Field offices have told applicants that the scheduling chaos is tied to a new vetting pause inside U.S. Citizenship and Immigration Services that has redirected staff and put certain adjudications on hold. Reuters reported that earlier this month the agency issued guidance ordering pauses and extra review for cases connected to a list of 19 higher risk countries.

The internal directive, identified in legal alerts as Policy Memorandum PM-602-0192, instructs adjudicators to hold pending asylum claims and many other benefit requests for nationals of the 19-country list so their files can be re-screened or re-interviewed, according to a summary circulated among immigration practitioners. The memo also authorizes re-review of some cases that were previously approved, which attorneys say helps explain why some naturalization ceremonies were canceled at the last minute.

Who is affected

The list of affected countries includes nations such as Afghanistan, Somalia, Haiti, Iran and Venezuela and covers a mix of places that already faced certain travel-restriction rules, according to reporting and legal summaries. Immigration lawyers say the pause is likely to ripple beyond those nationalities as officers are pulled off their ordinary caseloads to handle the new rounds of review.

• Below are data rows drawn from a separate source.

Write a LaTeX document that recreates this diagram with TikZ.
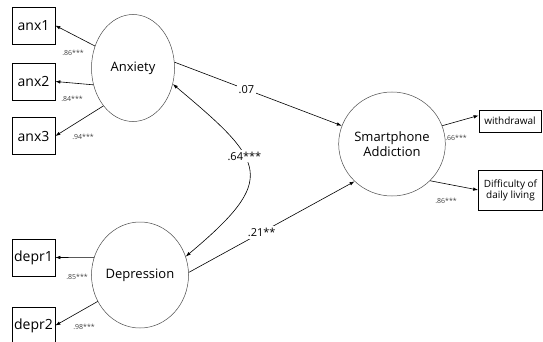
\documentclass[tikz,border=0pt]{standalone}
\usepackage{fontspec}
\setmainfont{Open Sans}
\usetikzlibrary{shapes.geometric,arrows.meta}
\tikzset{
  ind/.style={draw, line width=0.7pt, minimum width=43pt, minimum height=37pt, inner sep=1pt, font=\fontsize{14}{16}\selectfont},
  obs/.style={draw, line width=0.7pt, inner sep=1pt, font=\fontsize{10}{11}\selectfont, align=center},
  lat/.style={ellipse, draw=black!70, line width=0.5pt, inner sep=0pt, align=center, font=\fontsize{13}{15}\selectfont},
  load/.style={font=\fontsize{7}{8}\selectfont, text=black!75},
  coef/.style={fill=white, inner sep=2pt, font=\fontsize{11}{13}\selectfont},
}
\begin{document}
\begin{tikzpicture}[x=1pt, y=-1pt, >={Latex[length=5pt,width=3.5pt]}, line width=0.6pt]
	\useasboundingbox (0,0) rectangle (543,342);
	% latent variables
	\node[lat, minimum width=83pt, minimum height=107pt] (anx) at (133,68) {Anxiety};
	\node[lat, minimum width=84pt, minimum height=106pt] (dep) at (140,275) {Depression};
	\node[lat, minimum width=81pt, minimum height=104pt] (sa) at (392,144) {Smartphone\\Addiction};
	% anxiety items
	\foreach \i/\y in {1/25.5, 2/81.5, 3/136}
		\node[ind] (anx\i) at (33.5,\y) {anx\i};
	\draw[->] (anx.150) -- (anx1.east);
	\draw[->] (anx.203) -- (anx2.east);
	\draw[->] (anx.232) -- (anx3.east);
	\node[load] (l1) at (73,53) {.86***};
	\node[load] (l2) at (72,99) {.84***};
	\node[load] (l3) at (83,137) {.94***};
	% depression items
	\foreach \i/\y in {1/257.5, 2/325.5}
		\node[ind] (depr\i) at (33.5,\y) {depr\i};
	\draw[->] (dep.159) -- (depr1.east);
	\draw[->] (dep.212) -- (depr2.east);
	\node[load] (l4) at (77,277) {.85***};
	\node[load] (l5) at (84,327) {.98***};
	% addiction items
	\node[obs, minimum width=62pt, minimum height=22pt] (wd) at (510,121) {withdrawal};
	\node[obs, minimum width=64pt, minimum height=40pt] (dl) at (510.5,190) {Difficulty of\\daily living};
	\draw[->] (sa.20) -- (wd.170);
	\draw[->] (sa.-44) -- (dl.west);
	\node[load] (l6) at (456,138) {.66***};
	\node[load] (l7) at (446,201) {.86***};
	% paths
	\draw[->] (anx.8) -- node[coef, pos=.43] (c1) {.07} (sa.160);
	\draw[->] (dep.3) -- node[coef, pos=.44] (c2) {.21**} (sa.225);
	\draw[<->] (dep.22) to[out=40, in=-40, looseness=1.8] node[coef, pos=.6] (c3) {.64***} (anx.-22);
\end{tikzpicture}
\end{document}
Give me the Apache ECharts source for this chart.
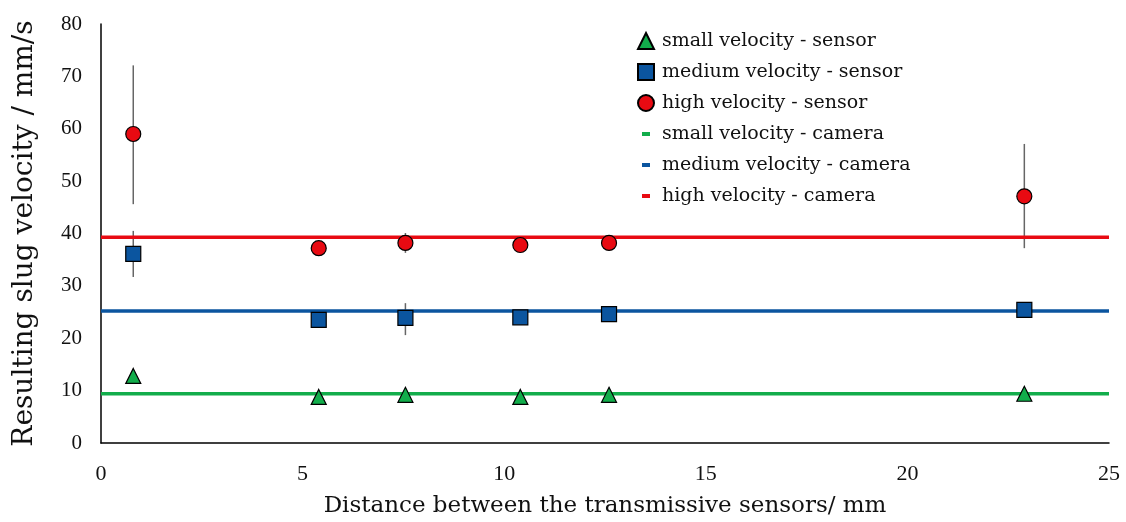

People were pulled from the line

Firsthand reporting underscores the emotional toll on would-be citizens who had studied for the civics test and waited years for this moment, only to be turned away at ceremony venues. TIME documented cases in which people were asked to step aside just minutes before taking the Oath of Allegiance, a scene advocates described as heartbreaking and bewildering.

Officials and advocates push back

Local community groups and elected officials have pressed USCIS to explain the cancellations and move quickly to reschedule ceremonies. U.S. Senate Majority Leader Chuck Schumer called the abrupt move “cruel” and urged the agency to reinstate ceremonies and reschedule affected candidates, according to his office.

What applicants should do

USCIS has instructed field offices to reschedule the people caught up in the pause, but advocates say applicants should take a few precautions while they wait. They recommend keeping contact information current with the agency, checking online case accounts and physical mail for new notices, and reaching out to congressional offices if a new date does not materialize. The agency’s own guidance makes clear that naturalization is not final until the Oath of Allegiance is administered at a valid ceremony, so those who were pulled from the line remain in a precarious holding pattern while the reviews continue.

Legal options

If USCIS does not make a decision within 120 days after a naturalization interview, federal law allows an applicant to seek a hearing in U.S. district court under 8 U.S.C. § 1447(b), an option some attorneys say could be used if cases remain stalled for months. Legal resources and case law explain how the 120-day clock can trigger judicial review in situations involving prolonged delays.

For now, applicants in San Diego and around the country are waiting for new ceremony dates and clearer guidance from the agency. Reporters and lawmakers say the next several days will be key in showing whether USCIS can offer a firm timeline to people who believed they were finally at the finish line. Reuters noted that the agency has said affected individuals will be rescheduled while the review is underway.